Jackson, then 28, bought the Budweiser distributorship with an older brother, Jonathan Jackson, in 1998. That was 16 years after their father led a national boycott of the nation’s largest brewery over its lack of minority-owned beer distributorships.

Their purchase price was never made public, but the Jacksons got a $6.7 million loan to pay Anheuser-Busch Co. — Budweiser’s corporate parent — for a warehouse and equipment on Goose Island.

Anheuser-Busch had spent $10.5 million to build the North Side warehouse and got a $2.6 million tax subsidy toward that from City Hall.

Seven years later, in late 2005, Jackson sold the Goose Island property to the Wm. Wrigley Jr. Co. for $10.15 million, paying a $400,000 fee in connection with the sale to The John Buck Company, records show.

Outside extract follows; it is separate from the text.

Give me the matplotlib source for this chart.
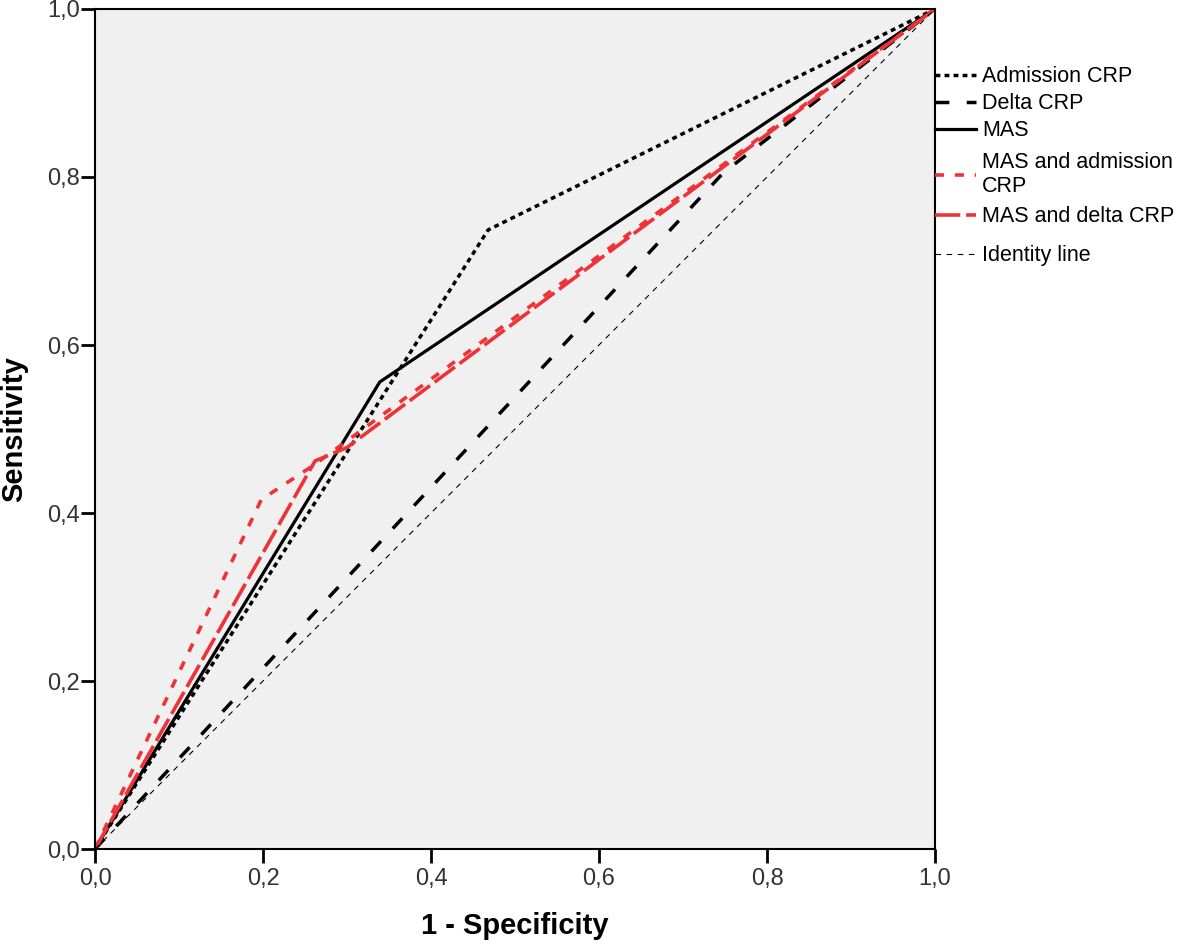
import matplotlib
matplotlib.use('Agg')
import matplotlib.pyplot as plt

plt.rcParams['font.family'] = ['Liberation Sans', 'DejaVu Sans']

# ROC curve points (1 - specificity, sensitivity)
adm_x = [0.0, 0.468, 1.0]
adm_y = [0.0, 0.737, 1.0]

delta_x = [0.0, 0.748, 1.0]
delta_y = [0.0, 0.805, 1.0]

mas_x = [0.0, 0.339, 1.0]
mas_y = [0.0, 0.556, 1.0]

mas_adm_x = [0.0, 0.198, 0.262, 1.0]
mas_adm_y = [0.0, 0.416, 0.458, 1.0]

mas_delta_x = [0.0, 0.262, 0.300, 1.0]
mas_delta_y = [0.0, 0.462, 0.478, 1.0]

ident_x = [0.0, 1.0]
ident_y = [0.0, 1.0]

ticks = [0.0, 0.2, 0.4, 0.6, 0.8, 1.0]
tick_labels = ['0,0', '0,2', '0,4', '0,6', '0,8', '1,0']

red = '#ee3338'

fig = plt.figure(figsize=(11.81, 9.47), dpi=100)
ax = fig.add_axes([95 / 1181, 1 - 849 / 947, 840 / 1181, 840 / 947])
ax.set_facecolor('#f0f0f0')

ax.plot(adm_x, adm_y, color='black', lw=2.5, dashes=(1.4, 1.2),
        label='Admission CRP')
ax.plot(delta_x, delta_y, color='black', lw=2.5, dashes=(4.0, 5.0),
        label='Delta CRP')
ax.plot(mas_x, mas_y, color='black', lw=2.3, label='MAS')
ax.plot(mas_adm_x, mas_adm_y, color=red, lw=2.6, dashes=(2.5, 3.0),
        label='MAS and admission\nCRP')
ax.plot(mas_delta_x, mas_delta_y, color=red, lw=2.6, dashes=(7.0, 1.6),
        label='MAS and delta CRP')
ax.plot(ident_x, ident_y, color='black', lw=0.8, dashes=(5, 5),
        label='Identity line')

ax.set_xlim(0, 1)
ax.set_ylim(0, 1)
ax.set_xticks(ticks)
ax.set_xticklabels(tick_labels)
ax.set_yticks(ticks)
ax.set_yticklabels(tick_labels)
ax.tick_params(direction='out', length=10, width=2, labelsize=17,
               labelcolor='#333333')
ax.tick_params(axis='x', pad=4)
ax.tick_params(axis='y', pad=1)
for s in ax.spines.values():
    s.set_linewidth(1.5)

ax.set_xlabel('1 - Specificity', fontsize=21, fontweight='bold')
ax.set_ylabel('Sensitivity', fontsize=21, fontweight='bold')
ax.xaxis.set_label_coords(0.5, -0.075)
ax.yaxis.set_label_coords(-0.079, 0.5)

# legend split in three groups to get the uneven spacing of the original
handles, labels = ax.get_legend_handles_labels()
leg_kw = dict(loc='upper left', borderaxespad=0, borderpad=0, frameon=False,
              fontsize=15.5, handlelength=1.9, handletextpad=0.3)
groups = [(slice(0, 3), 0.932, 0.28),
          (slice(3, 5), 0.8298, 0.42),
          (slice(5, 6), 0.719, 0.28)]
legs = []
for sl, top, sp in groups:
    legs.append(ax.legend(handles[sl], labels[sl], bbox_to_anchor=(1.0, top),
                          labelspacing=sp, **leg_kw))
for leg in legs[:-1]:
    ax.add_artist(leg)

fig.savefig('out.png', dpi=100)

Jackson, whose brother no longer has a stake in the beer distributorship, which operates under the name River North Sales & Service, then moved the business to 1101 W. Lake. He paid nearly $1.9 million for the office space, which had a brief role in the public spotlight when it was mentioned during the corruption trial of former Gov. Rod Blagojevich.

Realtor Sean Conlon developed those offices, selling two floors for $1.36 million in 2004 to a company owned by businessman Kevin Flynn and attorney Brian Hynes, a one-time associate of Tony Rezko, who later went to prison for influence-peddling under Blagojevich. As part of the 2004 sale, Patti Blagojevich, the then-governor’s real estate broker-wife, was paid a $40,000 commission even though, according to court testimony, she didn’t do any work on the deal.

Flynn and Hynes later sold one of the floors to Jackson for his company’s offices, and Jackson bought additional space in the building. Jackson’s beer trucks park at a warehouse in Bridgeport.

Jackson’s company has outgrown the space on Lake Street, according to his filings with the city last year, his beer business booming with the growing popularity of craft beers. Jackson originally was limited to selling only Anheuser-Busch products in a territory bound by Lake Michigan and Harlem Avenue, Irving Park and Roosevelt Road. But now he distributes a variety of craft beers as well, including the Goose Island brand, throughout the six-county metropolitan area.

Jackson bought the building on Ogden for $2 million last year from Plaza Bank, which gave the beer distributorship a $1.6 million mortgage. Jackson told the city the new home for his beer business would include offices, a marketing center, a bar, a test kitchen and “a small home-brewing facility enabling the creation of in-house craft beer for training purposes.”